I think you can TradeMark them though.

Harley has a TradeMark on the "Sound" of a Harley.


----------



## Woodman1 (Mar 24, 2006)

Yeah, try and prove _that_ one in court! If you trademark a recipe, that still doesn't stoip people from copying it! You just cannot _say_ you are copying it.


----------



## Finney (Mar 24, 2006)

Thanks Woodlawyer. #-o


----------



## Bruce B (Mar 24, 2006)

It's a copyright issue, from my understanding, you can not copyright the ingredient list of a recipe, however, you may copyright the description of the process of making the recipe.

There was a fairly big discussion of this recently on another forum involving drbbq's book, and this seemed to be the consensus of opinion.

Trademarks have to do with brand names or "nicknames" of products, i.e. Weedeater, Nike Swoosh design, etc.

1. Patent law - protects inventions that are novel, useful, and nonobvious by granting its owner the right to exclude others from making, using, or selling the claimed invention.
2. Copyright law - protects authors of creative works such as books, movies, art from any unauthorized copying, reproduction or distribution of their work. Protects only the expression and not the idea of the work.
3. Trademark law - protects the name or mark associated with the product to which they are attached.
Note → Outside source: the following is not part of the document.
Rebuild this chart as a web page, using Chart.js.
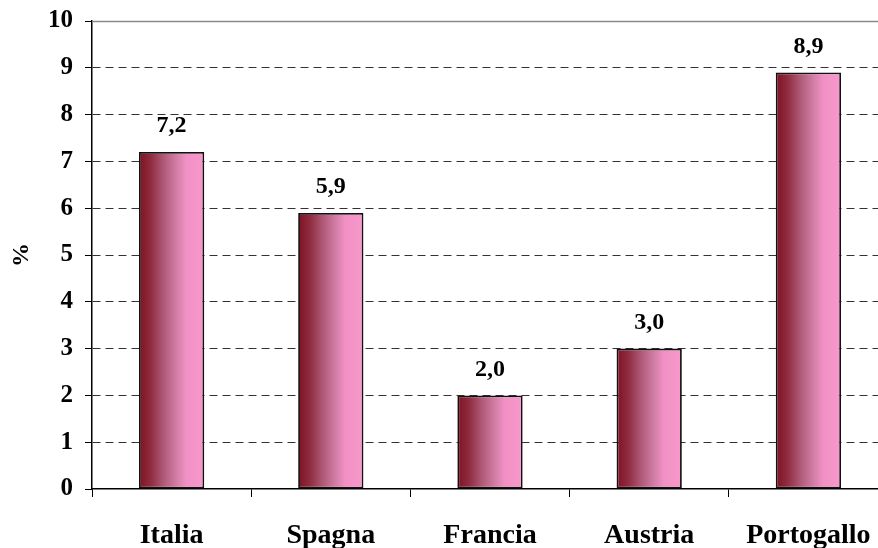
<!DOCTYPE html>
<html>
<head>
<meta charset="utf-8">
<script src="https://cdn.jsdelivr.net/npm/chart.js@4/dist/chart.umd.min.js"></script>
<style>
  html, body { margin: 0; padding: 0; background: #fff; overflow: hidden; }
  #wrap { width: 900px; height: 548px; }
</style>
</head>
<body>
<div id="wrap"><canvas id="c" width="900" height="548"></canvas></div>
<script>
// Paesi e valori percentuali
const paesi = ['Italia', 'Spagna', 'Francia', 'Austria', 'Portogallo'];
const valori = [7.2, 5.9, 2.0, 3.0, 8.9];
const tickY = [0, 1, 2, 3, 4, 5, 6, 7, 8, 9, 10];

const SERIF = "'Liberation Serif', 'Times New Roman', serif";
const BAR_FRACTION = 0.41;

// Horizontal gradient for each bar, from dark red to pink
function barGradient(context) {
  const chart = context.chart;
  const xs = chart.scales.x;
  if (!xs || !chart.chartArea) return '#c06090';
  const cw = xs.width / paesi.length;
  const cx = xs.getPixelForValue(context.dataIndex);
  const w = cw * BAR_FRACTION;
  const g = chart.ctx.createLinearGradient(cx - w / 2, 0, cx + w / 2, 0);
  g.addColorStop(0.00, '#7e1222');
  g.addColorStop(0.18, '#8f2c40');
  g.addColorStop(0.38, '#b05a78');
  g.addColorStop(0.58, '#d27ea6');
  g.addColorStop(0.72, '#f190c4');
  g.addColorStop(1.00, '#f898ca');
  return g;
}

// Value labels above the bars, decimal comma
const valueLabels = {
  id: 'valueLabels',
  afterDatasetsDraw(chart) {
    const ctx = chart.ctx;
    const meta = chart.getDatasetMeta(0);
    ctx.save();
    ctx.font = 'bold 24px ' + SERIF;
    ctx.fillStyle = '#000';
    ctx.textAlign = 'center';
    ctx.textBaseline = 'middle';
    meta.data.forEach((bar, i) => {
      const txt = valori[i].toFixed(1).replace('.', ',');
      ctx.fillText(txt, bar.x, bar.y - 26);
    });
    ctx.restore();
  }
};

// Solid grey line along the top of the plot area
const topLine = {
  id: 'topLine',
  beforeDatasetsDraw(chart) {
    const ctx = chart.ctx;
    const a = chart.chartArea;
    const y = Math.round(chart.scales.y.getPixelForValue(10)) + 0.5;
    ctx.save();
    ctx.strokeStyle = '#8a8a8a';
    ctx.lineWidth = 1.5;
    ctx.beginPath();
    ctx.moveTo(a.left, y);
    ctx.lineTo(a.right, y);
    ctx.stroke();
    ctx.restore();
  }
};

new Chart(document.getElementById('c'), {
  type: 'bar',
  data: {
    labels: paesi,
    datasets: [{
      data: valori,
      backgroundColor: barGradient,
      borderColor: '#111',
      borderWidth: 1.8,
      borderSkipped: false,
      barPercentage: BAR_FRACTION,
      categoryPercentage: 1.0
    }]
  },
  options: {
    responsive: false,
    devicePixelRatio: 1,
    animation: false,
    layout: { padding: { left: 0, top: 21, right: 12, bottom: 0 } },
    plugins: {
      legend: { display: false },
      tooltip: { enabled: false }
    },
    scales: {
      x: {
        grid: {
          display: true,
          drawOnChartArea: false,
          offset: true,
          color: '#000',
          tickColor: '#000',
          tickLength: 8,
          lineWidth: 1
        },
        border: { display: true, color: '#000', width: 1.5 },
        ticks: {
          color: '#000',
          font: { family: SERIF, size: 28, weight: 'bold' },
          padding: 22,
          maxRotation: 0,
          autoSkip: false
        },
        afterFit(scale) {
          scale.height = 59;
          scale.paddingLeft = 0;
          scale.paddingRight = 0;
        }
      },
      y: {
        min: 0,
        max: 10,
        afterBuildTicks(scale) { scale.ticks = tickY.map(v => ({ value: v })); },
        grid: {
          color: (c) => (c.tick && (c.tick.value === 0 || c.tick.value === 10)) ? 'rgba(0,0,0,0)' : '#333',
          lineWidth: 1,
          tickColor: '#000',
          tickLength: 7,
          tickBorderDash: []
        },
        border: { display: true, color: '#000', width: 1.5, dash: [8, 5] },
        ticks: {
          color: '#000',
          font: { family: SERIF, size: 25, weight: 'bold' },
          padding: 12,
          callback: (v) => String(v)
        },
        title: {
          display: true,
          text: '%',
          color: '#000',
          font: { family: SERIF, size: 24, weight: 'bold' },
          padding: { top: 7, bottom: 0 }
        },
        afterFit(scale) {
          scale.width = 92;
          scale.paddingTop = 0;
          scale.paddingBottom = 0;
        }
      }
    }
  },
  plugins: [valueLabels, topLine]
});
</script>
</body>
</html>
A trademark is any word, name, symbol, color or sound that is adopted and used by a company to identify its goods and distinguish them from those manufactured or sold by others. Service mark is the same as a trademark but identifies a service and not a product.


----------



## K Kruger (Mar 24, 2006)

Bruce is correct. Ingredient lists cannot  be copyrighted nor can procedures. The terms one uses to describe the procedures and any commentary one uses to describe the recipe is copyrightable.

"Worcestershire" sauce is generic. It can be listed as an ingredient but whether or not you do is relative to the ratio of its quantity compared to the rest of the ingredients (by weight or volume depending on the nature of the item). To avoid potential legal issues (and/or to hide the fact that it's included) most manufacturers list the individual Worcestershire sauce ingredients in their ingredient list instead. This is also frequently the case  with sauces and condiments that include ketchup, prepared mustard and other similar mixtures as one or more of the ingredients in the sauce.


----------



## Captain Morgan (Mar 24, 2006)

Exactly...which is why there is Lea and Perrins Woos sauce, French's woos sauce, etc.


----------